Article 5FN3M Seattle’ ambitious electrification goals

Seattle’ ambitious electrification goals

by
Frank Chiachiere
from Seattle Transit Blog on (#5FN3M)

Seattle's Clean Transportation Electrification Blueprint (via the Seattle Times):

Seattle will lead the transition to an electrified economy, supplying residents with clean electricity via a reliable, carbon free electric grid. In this fossil-fuel free future, the air is clean. People will take electric buses, ferries, or light rail to work, shopping and other destinations. A robust bike lane network will make it easy for Seattleites to leave cars behind and use bikes, e-scooters, and e-cargo bikes or walk. Ships at port are plugged in, every package delivered to your doorstep comes on an electric van, truck or e-bike. Silent, clean, electric trash and utility trucks will service neighborhoods.

Sounds great! Also perhaps a bit ambitious for an administration that kills bike lanes and prioritizes car traffic at the hint of neighborhood opposition.
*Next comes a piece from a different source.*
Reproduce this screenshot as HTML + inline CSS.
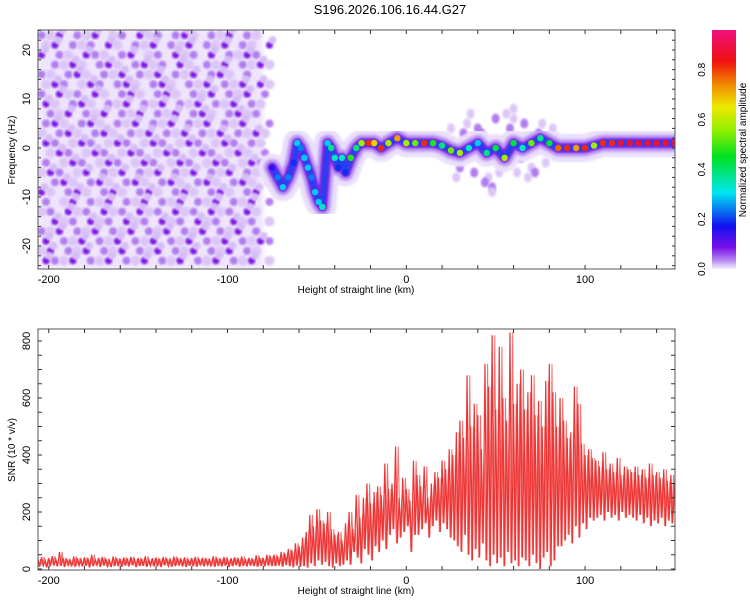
<!DOCTYPE html>
<html><head><meta charset="utf-8"><style>
body{margin:0;background:#fff;width:750px;height:600px;overflow:hidden;font-family:"Liberation Sans",sans-serif}
svg{display:block}
text{font-family:"Liberation Sans",sans-serif;font-size:11px;fill:#000}
</style></head><body>
<svg id="chart" width="750" height="600">
<defs>
<filter id="blur1"><feGaussianBlur stdDeviation="1"/></filter>
<filter id="blur2"><feGaussianBlur stdDeviation="2"/></filter>
<filter id="blur3"><feGaussianBlur stdDeviation="3"/></filter>
<linearGradient id="cmap" x1="0" y1="1" x2="0" y2="0">
<stop offset="0" stop-color="#f4eefc"/><stop offset="0.04" stop-color="#b080f0"/>
<stop offset="0.09" stop-color="#7a10e8"/><stop offset="0.18" stop-color="#1010f0"/>
<stop offset="0.32" stop-color="#00e8f0"/><stop offset="0.47" stop-color="#00e020"/>
<stop offset="0.58" stop-color="#90f000"/><stop offset="0.68" stop-color="#f0e800"/>
<stop offset="0.78" stop-color="#f08000"/><stop offset="0.87" stop-color="#f01010"/>
<stop offset="1" stop-color="#f01080"/>
</linearGradient>
<clipPath id="topclip"><rect x="38" y="30" width="637" height="239"/></clipPath>
<clipPath id="botclip"><rect x="38" y="329" width="637" height="241"/></clipPath>
</defs>
<text x="390" y="14" text-anchor="middle" style="font-size:13px">S196.2026.106.16.44.G27</text>
<g id="topbg" clip-path="url(#topclip)"></g>
<g id="topmarks" clip-path="url(#topclip)"></g>
<g id="bot" clip-path="url(#botclip)"></g>
<g id="axes"></g>
<rect x="712" y="30" width="24" height="239" fill="url(#cmap)"/>
<text transform="translate(746,150) rotate(-90)" text-anchor="middle" style="font-size:10px">Normalized spectral amplitude</text>
</svg>
<script>
const NS='http://www.w3.org/2000/svg';
// ---- data: top spectrogram ridge ----
const ridgeKm=[-75,-72,-69,-66,-63,-61,-59,-57,-55,-53,-51,-49,-47,-44,-42,-40,-38,-36,-34,-31,-28,-25,-21,-18,-14,-10,-5,0,5,10,15,20,25,30,35,40,45,50,55,60,65,70,75,80,85,90,95,100,105,110,115,120,125,130,135,140,145,150];
const ridgeHz=[-4,-6,-8,-6,-3,1,0,-2,-4,-6,-9,-11,-12,1,0,-2,-4,-2,-5,-2,0,1,1,1,0,1,2,1,1,1,1,0.5,-0.5,-1,0,1,-1,0,-2,1,0,1,2,1,0,0,0,0,0.5,1,1,1,1,1,1,1,1,1];
const ridgeAmp=[0.15,0.25,0.3,0.25,0.2,0.3,0.25,0.3,0.3,0.25,0.3,0.3,0.35,0.3,0.4,0.35,0.2,0.35,0.2,0.5,0.4,0.6,0.85,0.7,0.85,0.6,0.75,0.6,0.55,0.85,0.5,0.4,0.55,0.6,0.35,0.3,0.4,0.45,0.6,0.45,0.35,0.55,0.4,0.45,0.8,0.85,0.75,0.85,0.6,0.85,0.85,0.9,0.9,0.9,0.9,0.9,0.9,0.9];
// scatter halo around ridge (km, Hz, level)
const haloKm=[25,30,34,38,42,46,50,54,58,62,66,70,74,78,82,28,36,44,52,60,68,76,32,40,48,56,64,72,48,60];
const haloHz=[4,-4,5,-5,3,-6,6,-3,4,-5,5,-4,3,-3,4,-6,7,-7,-5,6,-6,5,3,4,-8,7,-2,-5,-9,8];
const haloLvl=[1,2,1,2,2,1,2,1,2,1,2,1,2,1,1,1,1,2,1,1,1,1,2,2,2,1,2,2,1,1];
// noise field: rows Hz 23..-23 step 2, cols km -204..-79 step 5; level 0-3
const noiseRowHzTop=23, noiseRowStep=2, noiseColKm0=-204, noiseColStep=5;
const noiseGrid=[
"21302130120312023102130210",
"13021203102130213021302103",
"30210321023012031203021320",
"02131023102312031021302131",
"21023102130213021302310200",
"13201320231023102130213031",
"20312031023102310213021302",
"31023102130213021302130210",
"02130213021302130231023120",
"23102310213021302130213002",
"10231023102130213021302131",
"32013201320132013201320210",
"01320132013201320132013102",
"20132013201320132013201320",
"13201302130213021302130210",
"02310231023102310231023101",
"31023102310231023102310230",
"20130213021302130213021302",
"12031203120312031203120310",
"03120312031203120312031201",
"21302130213021302130213020",
"30213021302130213021302132",
"13021302130213021302130210",
"32130213021302130213021301"];
// ---- data: SNR, km = kmStart + i*kmStep ----
const kmStart=-206, kmStep=2;
const snrHigh=[35,42,30,38,45,33,60,40,36,31, 44,38,34,41,37,50,33,39,42,36, 30,44,38,35,41,37,43,34,39,36, 45,32,38,40,35,42,37,33,44,39, 36,41,34,38,43,35,40,37,32,45, 39,36,42,34,38,41,37,44,35,39, 36,48,40,38,50,45,
50,45,60,55,70,65,90,80,110,130, 190,150,210,170,160,200,140,120,130,100, 160,200,140,260,180,250,300,230,270,290, 260,370,280,300,430,250,320,280,240,380, 330,290,360,250,300,340,320,380,350,420, 400,480,520,460,680,500,580,540,420,720, 640,820,560,780,600,520,830,580,650,700, 560,620,680,540,590,500,660,720,620,500, 600,520,460,480,640,580,440,400,420,390, 380,360,410,350,370,340,390,330,360,350,
340,360,330,350,320,370,330,340,320,350,310,330,300];
const snrLow=[8,12,6,10,14,9,11,7,13,10, 8,12,9,11,6,10,13,8,12,9, 7,11,10,8,12,9,13,7,10,11, 8,12,9,10,7,13,11,8,10,12, 9,7,11,10,8,12,9,13,10,8, 11,9,12,7,10,13,8,11,9,12, 10,8,11,9,12,10,
10,12,8,14,10,6,12,8,10,5, 20,10,30,15,25,10,5,20,10,15, 30,15,60,40,20,70,50,30,80,60, 100,70,120,140,90,110,130,150,60,120, 120,140,160,110,150,170,130,160,140,110, 100,80,60,120,50,30,70,40,90,30, 10,50,20,40,10,60,20,30,10,40, 30,10,50,20,0,40,60,10,30,80, 80,100,120,90,150,110,160,140,180,170, 180,190,170,200,180,190,170,200,180,190,
180,170,190,160,180,150,170,160,180,150,170,160,150];
// ---- scales ----
const xL=38,xR=675,kmMin=-206,kmMax=150.3;
const X=k=>xL+(k-kmMin)/(kmMax-kmMin)*(xR-xL);
const YT=f=>148-f*4.9;
const YB=v=>569-v*(228/800);
function cmap(a){const s=[[0,[240,230,252]],[0.05,[176,128,240]],[0.1,[122,16,232]],[0.18,[16,16,240]],[0.32,[0,232,240]],[0.47,[0,224,32]],[0.58,[144,240,0]],[0.68,[240,232,0]],[0.78,[240,128,0]],[0.87,[240,16,16]],[1,[240,16,128]]];
for(let i=1;i<s.length;i++){if(a<=s[i][0]){const t=(a-s[i-1][0])/(s[i][0]-s[i-1][0]);const c=s[i-1][1].map((v,j)=>Math.round(v+(s[i][1][j]-v)*t));return `rgb(${c})`;}}return 'rgb(240,16,128)';}
function el(tag,attrs,parent){const e=document.createElementNS(NS,tag);for(const k in attrs)e.setAttribute(k,attrs[k]);parent.appendChild(e);return e;}
const topG=document.getElementById('topbg'),tm=document.getElementById('topmarks');
const lvlFill=['none','#dcc6f8','#b07cf0','#7a14e6'];
const lvlR=[0,5,4,3.6];
// noise background
const bg=el('rect',{x:X(-206),y:30,width:X(-80)-X(-206),height:239,fill:'#eee4fc',filter:'url(#blur3)'},topG);


noiseGrid.forEach((row,r)=>{
 const hz=noiseRowHzTop-r*noiseRowStep;
 row.split('').forEach((ch,c)=>{
  const lv=+ch;if(!lv)return;
  const km=noiseColKm0+c*noiseColStep+((r%2)?2.5:0);
  const b=el('circle',{cx:X(km),cy:YT(hz),r:lvlR[lv],fill:lvlFill[lv],filter:'url(#blur1)'},topG);
  
  
  if(lv===3){const h=el('circle',{cx:X(km)+3,cy:YT(hz)-5,r:4,fill:'#d6bcf6',filter:'url(#blur1)'},topG);
   
   }
 });
});
// scatter halo near ridge
haloKm.forEach((k,i)=>{
 const c=el('ellipse',{cx:X(k),cy:YT(haloHz[i]),rx:4,ry:5,fill:lvlFill[haloLvl[i]],filter:'url(#blur1)'},topG);
 
 
});
// ridge halo layers
const pts=ridgeKm.map((k,i)=>X(k)+','+YT(ridgeHz[i])).join(' ');
[[28,'#eadefb'],[17,'#c09cf2'],[10,'#7a20e6'],[5,'#2040f0']].forEach(([w,c])=>{
 const p=el('polyline',{points:pts,fill:'none',stroke:c,'stroke-width':w,'stroke-linejoin':'round','stroke-linecap':'round',filter:'url(#blur1)'},tm);
 
 
});
ridgeKm.forEach((k,i)=>{
 const c=el('circle',{cx:X(k),cy:YT(ridgeHz[i]),r:3.2,fill:cmap(ridgeAmp[i])},tm);
 
 
});
// SNR series
const botG=document.getElementById('bot');
let sp=[],sp2=[];
snrHigh.forEach((h,i)=>{const k=kmStart+i*kmStep;sp.push(X(k)+','+YB(h));sp.push(X(k+1)+','+YB(snrLow[i]));
 sp2.push(X(k+0.5)+','+YB(snrLow[i]));sp2.push(X(k+1.5)+','+YB(h));});
const snrLine2=el('polyline',{points:sp2.join(' '),fill:'none',stroke:'#f07070','stroke-width':1},botG);


const snrLine=el('polyline',{points:sp.join(' '),fill:'none',stroke:'#ee3333','stroke-width':1.2},botG);


// axes
const ax=document.getElementById('axes');
function frame(y0,y1,name){const r=el('rect',{x:xL,y:y0,width:xR-xL,height:y1-y0,fill:'none',stroke:'#555','stroke-width':1},ax);}
frame(30,269,'spectrogram-frame');frame(329,570,'snr-frame');
const xTicks=[-200,-100,0,100];
function xaxis(y0,y1,ly,pref){
 for(let k=-200;k<=150;k+=20){const x=X(k);el('line',{x1:x,y1:y1,x2:x,y2:y1-4,stroke:'#333'},ax);el('line',{x1:x,y1:y0,x2:x,y2:y0+4,stroke:'#333'},ax);}
 xTicks.forEach(k=>{const t=el('text',{x:X(k),y:ly,'text-anchor':'middle'},ax);t.textContent=k;});
 const t=el('text',{x:356,y:ly+10,'text-anchor':'middle','style':'font-size:10px'},ax);t.textContent='Height of straight line (km)';
 
}
xaxis(30,269,283,'spectrogram');xaxis(329,570,584,'snr');
const fTicks=[20,10,0,-10,-20];
for(let f=-24;f<=24;f+=2){const y=YT(f);if(y<30||y>269)continue;el('line',{x1:xL,y1:y,x2:xL+3,y2:y,stroke:'#333'},ax);el('line',{x1:xR,y1:y,x2:xR-3,y2:y,stroke:'#333'},ax);}
fTicks.forEach(f=>{const t=el('text',{transform:`translate(30,${YT(f)}) rotate(-90)`,'text-anchor':'middle'},ax);t.textContent=f;});
let tt=el('text',{transform:'translate(15,150) rotate(-90)','text-anchor':'middle',style:'font-size:10px'},ax);tt.textContent='Frequency (Hz)';
const sTicks=[0,200,400,600,800];
for(let v=0;v<=840;v+=50){const y=YB(v);if(y<329)continue;el('line',{x1:xL,y1:y,x2:xL+4,y2:y,stroke:'#333'},ax);el('line',{x1:xR,y1:y,x2:xR-4,y2:y,stroke:'#333'},ax);}
sTicks.forEach(v=>{const t=el('text',{transform:`translate(30,${YB(v)}) rotate(-90)`,'text-anchor':'middle'},ax);t.textContent=v;});
tt=el('text',{transform:'translate(15,450) rotate(-90)','text-anchor':'middle',style:'font-size:10px'},ax);tt.textContent='SNR (10 * v/v)';
const cTicks=[0.0,0.2,0.4,0.6,0.8];
cTicks.forEach(v=>{const y=269-v*249;const t=el('text',{transform:`translate(705,${y}) rotate(-90)`,'text-anchor':'middle',style:'font-size:10px'},ax);t.textContent=v.toFixed(1);});
</script>
</body></html>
Or a city council that hemmed and hawed last year about whether to add an additional five-hundredths of a percent to a sales tax for transit.

Congestion pricing, once the mayor's big idea for mode shift, has been relegated to a sentence or two. Overall the thinking in the report is more in line with the current Democratic Party approach, which has de-emphasized painful tax schemes (less necessary in a world of cheap money) and prioritized the so-called troika of standards, investments, and justice."

In the spirit of justice, the report welcomingly acknowledges that the city's past focus on EV charging infrastructure was inequitable and that the community preferred electric public transit to electrifying private infrastructure.

However, Metro is scaling back it's electrification and expansion plans, so the city may have a problem securing the copious bus service this plan assumes.

And yet! And yet! The Biden administration is handing out billions to transit agencies. A national infrastructure bill is on the horizon. The politics of climate change are shifting. The Seattle electorate is changing. We'll have a new mayor next year. And whatever shortcomings this blueprint" has, it's a more ambitious decarbonization initiative than has been proposed by any other U.S. city.